In the lodestar history of African American female nurses, Black Women In White: Racial Conflict and Cooperation in the Nursing Profession, 1890-1950 (Indiana University Press, 1989), Darlene Clark Hine discusses the racism Black nurses encountered in their professionalization as nurses. Hines' work is a sweeping tome that chronicles the hurdles Black nurses faced not only in caring for members of their communities, but also from the white women who shared their profession. Although Hines' work is an historical study, history oft repeats itself. A little over a year ago, in February 2013, an African American female nurse filed a lawsuit against Hurley Medical Center in Flint, Michigan after a new father (white) gave orders to her charge nurse that he did not want any Black nurses caring for his white baby (link to news story here: ). White nurses, however, were welcome. It seems that not all nurses are created equal.
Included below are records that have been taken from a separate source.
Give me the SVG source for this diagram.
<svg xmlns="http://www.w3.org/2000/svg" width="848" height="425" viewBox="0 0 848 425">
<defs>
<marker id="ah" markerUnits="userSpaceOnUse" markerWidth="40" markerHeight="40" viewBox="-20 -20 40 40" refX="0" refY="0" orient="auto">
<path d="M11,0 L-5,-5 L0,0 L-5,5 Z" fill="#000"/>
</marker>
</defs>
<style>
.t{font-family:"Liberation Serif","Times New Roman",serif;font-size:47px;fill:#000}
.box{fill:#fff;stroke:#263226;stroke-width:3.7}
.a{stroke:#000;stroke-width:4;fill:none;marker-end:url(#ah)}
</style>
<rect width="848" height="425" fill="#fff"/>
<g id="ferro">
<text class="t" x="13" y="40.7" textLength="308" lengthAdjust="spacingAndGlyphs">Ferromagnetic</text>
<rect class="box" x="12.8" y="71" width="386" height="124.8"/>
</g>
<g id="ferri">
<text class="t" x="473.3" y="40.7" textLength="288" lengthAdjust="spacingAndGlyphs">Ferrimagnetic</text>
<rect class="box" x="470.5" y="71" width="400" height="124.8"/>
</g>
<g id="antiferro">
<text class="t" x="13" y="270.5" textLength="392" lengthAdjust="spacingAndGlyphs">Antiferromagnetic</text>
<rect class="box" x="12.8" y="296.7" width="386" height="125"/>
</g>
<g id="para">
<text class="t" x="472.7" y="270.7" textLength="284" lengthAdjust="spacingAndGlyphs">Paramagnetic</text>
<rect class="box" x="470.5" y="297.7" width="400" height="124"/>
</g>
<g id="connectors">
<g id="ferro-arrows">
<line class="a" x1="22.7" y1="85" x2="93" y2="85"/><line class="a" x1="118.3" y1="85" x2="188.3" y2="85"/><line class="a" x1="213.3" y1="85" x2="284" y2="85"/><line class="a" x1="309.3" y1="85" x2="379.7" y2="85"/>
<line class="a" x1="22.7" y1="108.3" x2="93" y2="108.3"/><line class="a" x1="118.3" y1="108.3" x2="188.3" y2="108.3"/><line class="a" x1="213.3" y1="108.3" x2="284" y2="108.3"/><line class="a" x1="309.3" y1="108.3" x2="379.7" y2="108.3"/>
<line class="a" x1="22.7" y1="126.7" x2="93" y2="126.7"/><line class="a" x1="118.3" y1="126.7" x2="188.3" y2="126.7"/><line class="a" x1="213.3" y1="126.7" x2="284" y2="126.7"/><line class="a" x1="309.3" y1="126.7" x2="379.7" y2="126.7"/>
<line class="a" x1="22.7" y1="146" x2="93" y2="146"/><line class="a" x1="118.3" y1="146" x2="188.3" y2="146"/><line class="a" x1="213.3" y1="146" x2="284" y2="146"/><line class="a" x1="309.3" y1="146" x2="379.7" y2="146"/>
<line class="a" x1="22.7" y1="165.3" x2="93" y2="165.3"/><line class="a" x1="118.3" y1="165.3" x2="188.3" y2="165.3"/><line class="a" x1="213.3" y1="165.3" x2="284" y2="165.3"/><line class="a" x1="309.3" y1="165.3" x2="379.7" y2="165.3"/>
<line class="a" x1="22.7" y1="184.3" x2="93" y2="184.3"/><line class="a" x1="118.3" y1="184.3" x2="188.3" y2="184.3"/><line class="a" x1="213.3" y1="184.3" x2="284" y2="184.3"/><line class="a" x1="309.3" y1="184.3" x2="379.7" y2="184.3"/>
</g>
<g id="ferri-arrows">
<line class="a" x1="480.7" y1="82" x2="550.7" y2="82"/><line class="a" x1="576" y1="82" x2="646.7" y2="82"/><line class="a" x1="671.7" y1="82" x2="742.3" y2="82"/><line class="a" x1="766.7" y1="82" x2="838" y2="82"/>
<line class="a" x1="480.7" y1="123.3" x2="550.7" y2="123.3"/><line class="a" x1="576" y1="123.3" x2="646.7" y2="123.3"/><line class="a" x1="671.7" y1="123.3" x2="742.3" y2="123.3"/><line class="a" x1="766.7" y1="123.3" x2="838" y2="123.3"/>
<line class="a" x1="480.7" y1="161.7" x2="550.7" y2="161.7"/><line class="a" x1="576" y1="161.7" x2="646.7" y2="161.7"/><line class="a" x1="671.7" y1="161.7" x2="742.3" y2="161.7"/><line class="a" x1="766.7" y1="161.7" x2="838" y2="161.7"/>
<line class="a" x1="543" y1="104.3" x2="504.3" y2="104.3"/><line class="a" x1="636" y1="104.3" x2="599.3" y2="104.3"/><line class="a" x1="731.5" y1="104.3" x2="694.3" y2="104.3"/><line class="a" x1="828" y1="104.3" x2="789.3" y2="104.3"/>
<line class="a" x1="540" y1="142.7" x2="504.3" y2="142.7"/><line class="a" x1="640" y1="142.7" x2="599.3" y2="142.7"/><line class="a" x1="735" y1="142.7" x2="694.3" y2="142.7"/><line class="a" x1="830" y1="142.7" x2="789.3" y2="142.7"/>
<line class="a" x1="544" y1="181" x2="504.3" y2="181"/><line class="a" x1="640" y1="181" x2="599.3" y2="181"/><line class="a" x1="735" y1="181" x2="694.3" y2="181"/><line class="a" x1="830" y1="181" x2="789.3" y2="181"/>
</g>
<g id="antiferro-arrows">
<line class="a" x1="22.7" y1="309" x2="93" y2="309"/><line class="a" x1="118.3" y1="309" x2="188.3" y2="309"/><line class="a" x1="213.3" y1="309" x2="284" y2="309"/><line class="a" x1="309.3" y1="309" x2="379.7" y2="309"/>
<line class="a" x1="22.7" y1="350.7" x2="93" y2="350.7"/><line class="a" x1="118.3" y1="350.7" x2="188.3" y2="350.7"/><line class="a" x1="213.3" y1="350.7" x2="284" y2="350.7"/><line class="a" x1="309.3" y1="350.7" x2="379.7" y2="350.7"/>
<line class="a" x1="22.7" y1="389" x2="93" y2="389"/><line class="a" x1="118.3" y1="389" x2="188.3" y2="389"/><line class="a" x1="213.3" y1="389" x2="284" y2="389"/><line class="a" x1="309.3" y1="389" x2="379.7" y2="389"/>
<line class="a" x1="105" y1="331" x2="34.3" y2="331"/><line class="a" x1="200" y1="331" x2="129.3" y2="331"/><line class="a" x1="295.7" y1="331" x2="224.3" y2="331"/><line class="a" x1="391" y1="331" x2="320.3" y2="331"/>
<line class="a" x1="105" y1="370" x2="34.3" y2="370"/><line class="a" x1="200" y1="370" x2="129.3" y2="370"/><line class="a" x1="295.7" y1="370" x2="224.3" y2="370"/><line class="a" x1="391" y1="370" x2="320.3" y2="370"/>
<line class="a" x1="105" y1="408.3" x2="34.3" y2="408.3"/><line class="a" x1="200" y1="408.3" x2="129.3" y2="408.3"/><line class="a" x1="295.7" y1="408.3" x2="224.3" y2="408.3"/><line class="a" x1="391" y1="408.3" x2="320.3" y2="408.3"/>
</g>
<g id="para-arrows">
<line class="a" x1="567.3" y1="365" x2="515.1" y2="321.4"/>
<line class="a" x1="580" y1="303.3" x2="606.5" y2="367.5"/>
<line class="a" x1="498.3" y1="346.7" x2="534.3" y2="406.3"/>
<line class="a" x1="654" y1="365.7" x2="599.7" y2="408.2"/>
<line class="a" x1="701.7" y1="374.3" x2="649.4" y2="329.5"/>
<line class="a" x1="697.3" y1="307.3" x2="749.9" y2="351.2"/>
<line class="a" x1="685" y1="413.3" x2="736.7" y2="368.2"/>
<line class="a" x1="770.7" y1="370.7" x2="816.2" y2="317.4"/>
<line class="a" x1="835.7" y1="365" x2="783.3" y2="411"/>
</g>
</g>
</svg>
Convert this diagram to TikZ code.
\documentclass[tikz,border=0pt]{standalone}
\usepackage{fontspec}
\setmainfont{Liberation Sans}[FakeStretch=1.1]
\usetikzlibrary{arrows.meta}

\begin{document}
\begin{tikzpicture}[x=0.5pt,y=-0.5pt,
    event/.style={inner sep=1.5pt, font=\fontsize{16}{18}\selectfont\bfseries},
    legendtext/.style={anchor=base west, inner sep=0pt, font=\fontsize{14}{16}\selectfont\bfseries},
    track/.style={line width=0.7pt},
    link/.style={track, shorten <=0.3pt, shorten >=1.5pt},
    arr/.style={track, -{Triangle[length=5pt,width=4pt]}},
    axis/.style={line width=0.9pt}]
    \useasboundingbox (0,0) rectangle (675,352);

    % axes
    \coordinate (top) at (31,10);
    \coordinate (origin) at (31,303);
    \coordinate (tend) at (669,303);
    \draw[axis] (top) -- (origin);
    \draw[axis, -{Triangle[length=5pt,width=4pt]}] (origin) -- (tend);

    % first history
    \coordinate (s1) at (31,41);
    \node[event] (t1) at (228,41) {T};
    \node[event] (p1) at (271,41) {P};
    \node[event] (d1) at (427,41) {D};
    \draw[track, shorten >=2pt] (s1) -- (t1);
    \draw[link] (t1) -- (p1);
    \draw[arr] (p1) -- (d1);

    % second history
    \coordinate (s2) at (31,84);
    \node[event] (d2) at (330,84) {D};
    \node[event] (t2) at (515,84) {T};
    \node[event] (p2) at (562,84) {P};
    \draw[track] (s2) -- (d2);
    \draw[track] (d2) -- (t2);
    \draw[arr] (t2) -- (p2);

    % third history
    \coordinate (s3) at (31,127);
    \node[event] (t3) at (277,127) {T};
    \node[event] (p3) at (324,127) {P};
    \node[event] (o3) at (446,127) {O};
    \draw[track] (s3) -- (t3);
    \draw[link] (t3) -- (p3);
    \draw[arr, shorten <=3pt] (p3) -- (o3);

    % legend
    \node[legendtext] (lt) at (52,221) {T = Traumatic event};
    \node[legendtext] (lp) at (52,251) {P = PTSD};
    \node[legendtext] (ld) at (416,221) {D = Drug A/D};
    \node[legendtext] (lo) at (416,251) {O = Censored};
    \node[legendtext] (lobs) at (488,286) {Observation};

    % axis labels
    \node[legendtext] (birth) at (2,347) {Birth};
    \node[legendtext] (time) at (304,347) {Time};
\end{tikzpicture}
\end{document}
As it is in nursing, so too it is in the academy. A 2002 study in the Chronicle of Higher Education stated that 39% of all full-time professors are women. Of this percentage 8% are African American and Hispanic women. See Black Professors On The Track. Recent works chronicling the experiences of these women, such as the highly praised Presumed Incompetent: The Intersections of Race and Class for Women in Academia (Utah State University Press, 2012), note that professors of color are isolated in university communities and lack allies in white women who wholeheartedly take up gendered battles, but shy away from those where race and gender collide in the bodies of their sisters of color. Of the 39% of women employed full-time in the academy, just over half are employed as instructors or lecturers. This necessarily means that African American and Hispanic women are represented disproportionately at the lower levels of employment status. A study published in 2003 by Deborah Jones Merritt and Barbara F. Reskin reported that 30.3% of tenure-track positions at law schools were occupied by white women as compared to 7.6% by women of color, New Directions for Women in the Legal Academy, 53 J. Legal Educ. 489 (2003), which brings us back to legal writing.
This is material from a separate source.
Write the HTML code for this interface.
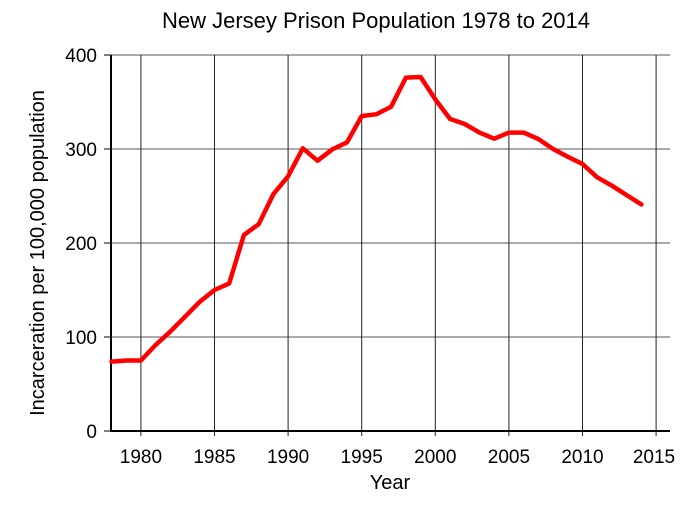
<!DOCTYPE html>
<html><head><style>body{margin:0;background:#fff}</style></head><body>
<svg width="685" height="512" xmlns="http://www.w3.org/2000/svg" font-family="Liberation Sans, sans-serif">
<rect width="685" height="512" fill="#fff"/>
<text x="376" y="28" font-size="22" text-anchor="middle">New Jersey Prison Population 1978 to 2014</text>
<g stroke="#555" stroke-width="1">
<line x1="111" y1="55" x2="670" y2="55"/>
<line x1="111" y1="149" x2="670" y2="149"/>
<line x1="111" y1="243" x2="670" y2="243"/>
<line x1="111" y1="337" x2="670" y2="337"/>
</g>
<g stroke="#222" stroke-width="1">
<line x1="140.9" y1="55" x2="140.9" y2="436"/>
<line x1="214.5" y1="55" x2="214.5" y2="436"/>
<line x1="288.1" y1="55" x2="288.1" y2="436"/>
<line x1="361.7" y1="55" x2="361.7" y2="436"/>
<line x1="435.3" y1="55" x2="435.3" y2="436"/>
<line x1="508.9" y1="55" x2="508.9" y2="436"/>
<line x1="582.5" y1="55" x2="582.5" y2="436"/>
<line x1="656.1" y1="55" x2="656.1" y2="436"/>
</g>
<g stroke="#000" stroke-width="1">
<line x1="104" y1="55" x2="111" y2="55"/><line x1="104" y1="149" x2="111" y2="149"/><line x1="104" y1="243" x2="111" y2="243"/><line x1="104" y1="337" x2="111" y2="337"/><line x1="104" y1="431" x2="111" y2="431"/>
</g>
<g id="minor" stroke="#000" stroke-width="1"></g>
<line x1="111" y1="55" x2="111" y2="432" stroke="#000" stroke-width="2"/>
<line x1="110" y1="431" x2="670" y2="431" stroke="#000" stroke-width="2"/>
<g font-size="19" text-anchor="end">
<text x="97" y="62">400</text><text x="97" y="156">300</text><text x="97" y="250">200</text><text x="97" y="344">100</text><text x="97" y="438">0</text>
</g>
<g font-size="19" text-anchor="middle">
<text x="140.9" y="463">1980</text><text x="214.5" y="463">1985</text><text x="288.1" y="463">1990</text><text x="361.7" y="463">1995</text><text x="435.3" y="463">2000</text><text x="508.9" y="463">2005</text><text x="582.5" y="463">2010</text><text x="654" y="463">2015</text>
</g>
<text x="390" y="489" font-size="20" text-anchor="middle">Year</text>
<text transform="translate(44,253) rotate(-90)" font-size="20" text-anchor="middle">Incarceration per 100,000 population</text>
<polyline id="ln" fill="none" stroke="#f00" stroke-width="4.5" stroke-linejoin="round" stroke-linecap="round"/>
<script>
var d=[73.8,75,75,91.5,105.7,121.6,137.6,150,157,208.5,220,252,271,300.7,287.6,299.6,307,335,337,345,376,376.6,352.8,332,326.6,317.4,311,317.4,317.4,310.6,300,291.8,284,269.9,261,251,241];
var p=d.map(function(v,i){return (140.9+(i-2)*14.72).toFixed(1)+','+(431-v*0.94).toFixed(1)}).join(' ');
document.getElementById('ln').setAttribute('points',p);
var g=document.getElementById('minor'),s='';
for(var y=1978;y<=2016;y++){var x=140.9+(y-1980)*14.72;if(x<670)s+='<line x1="'+x+'" y1="431" x2="'+x+'" y2="'+((y%5==0)?425:427)+'"/>';}
for(var v=10;v<400;v+=10){if(v%100)s+='<line x1="111" y1="'+(431-v*0.94)+'" x2="115" y2="'+(431-v*0.94)+'"/>';}
g.innerHTML=s;
</script>
</svg>
</body></html>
The experiences of women legal writing professors are not all the same. Women of color law professors who teach legal writing have a deeply textured, multi-layered experience in which privilege, power, and status operate differently than in the lives of white women law professors who teach legal writing. White women in the legal academy must build bridges to us, acknowledge our differences, and address how we can all advance together. If, as female law professors of color who teach legal writing, we are like Black nurses, then our white sisters in the academy must acknowledge their own race privilege as an impediment to our collective progress.